Alpha’s Baby(85)
“I’m glad you’re finally coming to,” said a voice in the background. “You’ve been out for a while.”
I tried to look at whoever spoke, but I was still groggy and the room was just a blur. After several moments of rapid blinking, I could make out a few shapes. A chair there. A white-coated figure there, standing over me.
Where was I? What had happened to me? Why was I in what seemed to be a hospital room?
“We are so lucky to have you with us.”
I looked up into a white-haired man’s face and then down at the name tag on his white coat. Even with blurred vision, I could make out the words Dr. Warner.
A doctor.
Suddenly, everything came back to me and I remembered everything right before the accident.
“My baby,” I cried, not caring about what was going to happen to me. I clutched my stomach, feeling all over it, but I immediately pulled my hands back at the sharp pain that greeted me. For the first time since waking up, I felt something beyond the pain. Emptiness. I somehow felt empty inside.
Oh, no.
I was suddenly filled with overpowering dread that made me want to vomit at the doctor’s feet.
And what about Stefan?
I didn’t want to think about it. We’d been through so much, only to have everything ripped from us by a cruel, tragic twist of fate.
The doctor looked at me gravely, and I swear that I felt like I would die in the hospital bed at that exact moment.

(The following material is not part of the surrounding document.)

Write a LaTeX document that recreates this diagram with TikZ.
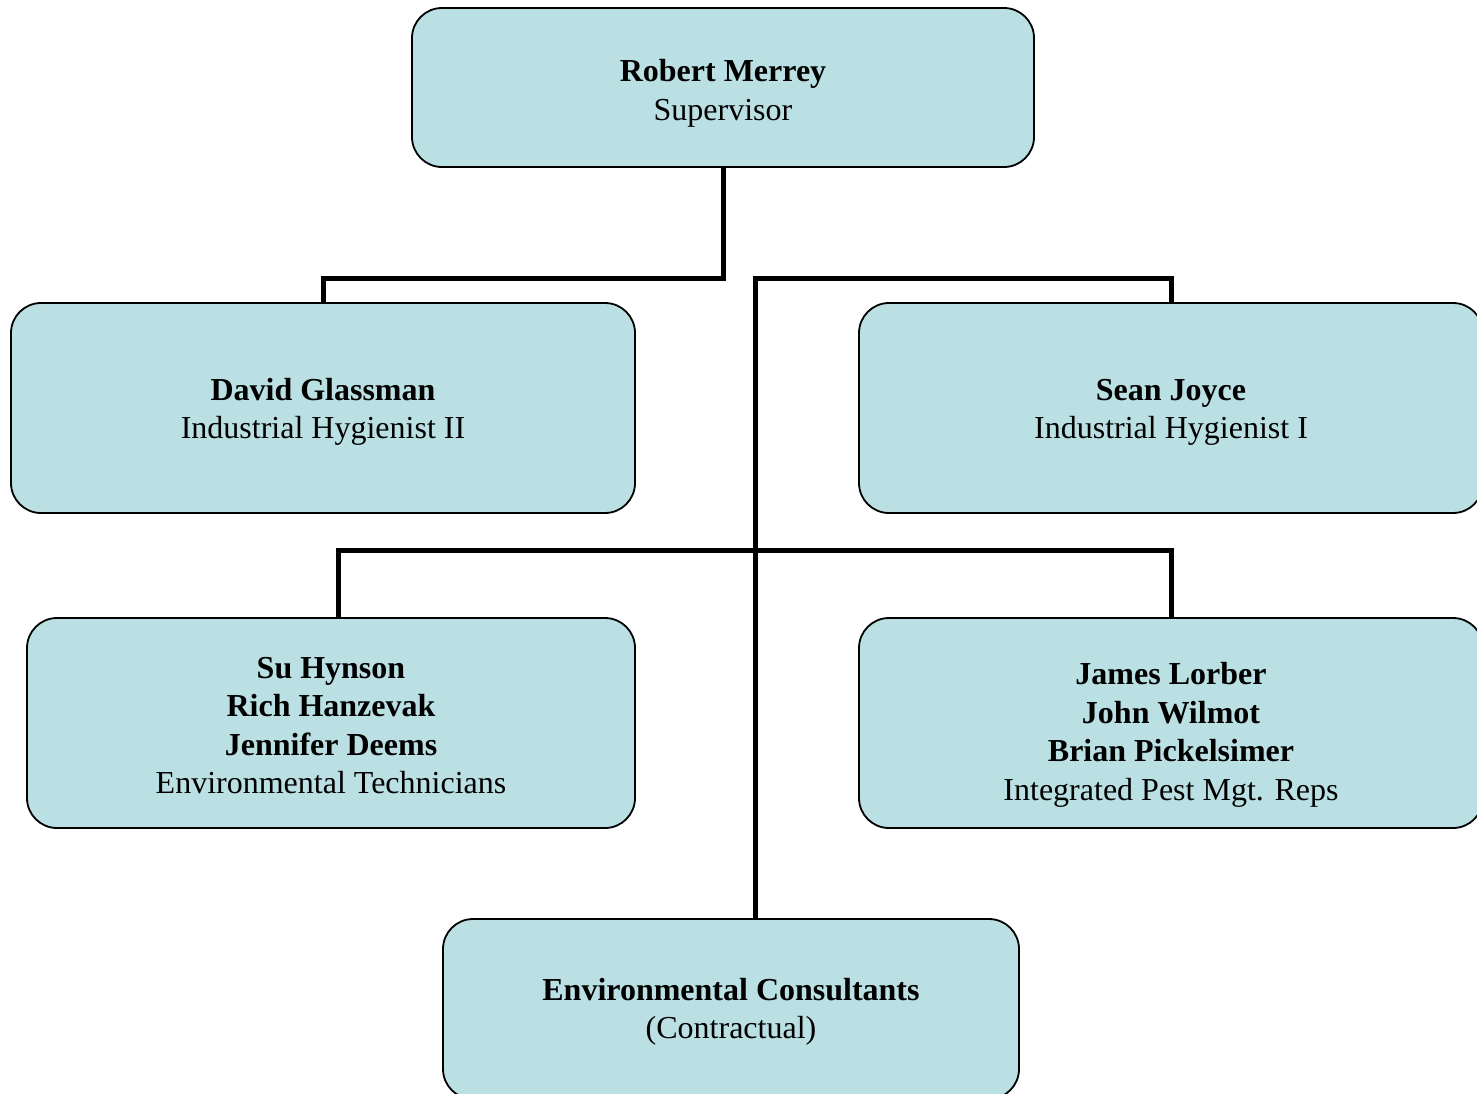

“I am very sorry, Bella,” the doctor sad sadly. “But we had to perform emergency surgery. The accident caused you to go into premature labor.”
Unable to control myself any longer, I burst into tears.
Stefan
I came awake with a gasp. I felt like shit. My body was sore all over, but as a trained athlete, I was used to aches and pains. I shook off the effects of whatever drug I was under and sat up.
I was in a hospital bed, hooked up to a machine. I was naked, garbed in one of those shitty hospital gowns. There were several wires attached to my bare chest and an IV feed going through my arm.
At the foot of my bed, there was a nurse who had a guilty look on her face, and I realized that I’d been lying with my legs spread and I’d somehow kicked my sheet down. I can guess what she’d been looking at, and while I’d normally be flattered, I didn’t have time to worry about that.
“Where am I?” I asked her, shaking my head to try and get the rest of whatever they’d injected me with out of my damn head.
She blushed deeply and quickly said, “St George’s Hospital.”
“Where is Bella?”
The nurse lowered her eyes. “The woman you were in an accident with is fine, but . . .”
“But?” I demanded, feeling more agitated by the second, my abs clenching from anxiety.
“We had to do surgery.”
That was all I needed to hear.
“Sir, what are you doing?” the nursed demanded as I began ripping the wires from my body. The IV hurt like hell coming out, but I didn’t give a shit. “You’ve been in a horrible accident and need rest. I need you to lie back down—”
I shoved the nurse’s hands away and hopped out of the bed. I stumbled when I landed, off-balance, pain shooting up my side and dizziness threatening to overtake me.
With great effort, I shrugged it all off. Then, ignoring the nurse’s protests, I stumbled out of the room. I half-ran, half-stumbled down the hallway. I had no idea where I was going, but I was determined.
I had to find Bella.
I tried to round a corner and lost my balance, crashing into a food cart and groaning as my side was pierced with pain again, so blinding that I sagged to the tile floor, staring at the linoleum and trying to just breathe.
Someone knelt beside me, and I heard a calming, gentle voice. “Stefan, I’m Dr. Jackson. I’m your attending. Listen, you’ve got two cracked ribs. Running into food carts isn’t going to help you.”
“Don’t fucking care,” I whispered, the loudest sound I could make. “Where’s Bella?”
“You really should go back to bed,” Dr. Jackson started, but I pushed his hands away and tried to get to my feet.
“Fuck you, Doc. The woman I love, the mother of my child, just had surgery, and you’re telling me to go to bed? Fuck you.”
I staggered to my feet, but Dr. Jackson was with me, gesturing with a free hand to someone. “Fine, be that way. I’ll help you to her, just . . . sit down in the wheelchair, okay?”
I did, slumping into the chair that was being held by a nurse as Dr. Jackson talked with someone on a intercom phone, then whispered in the nurse’s ear. She pushed me to the elevator, taking us up to the ninth floor, which I noticed was listed as OB/GYN-NICU. I’d seen enough medical shows to know what NICU was. “What’s wrong with Bella?”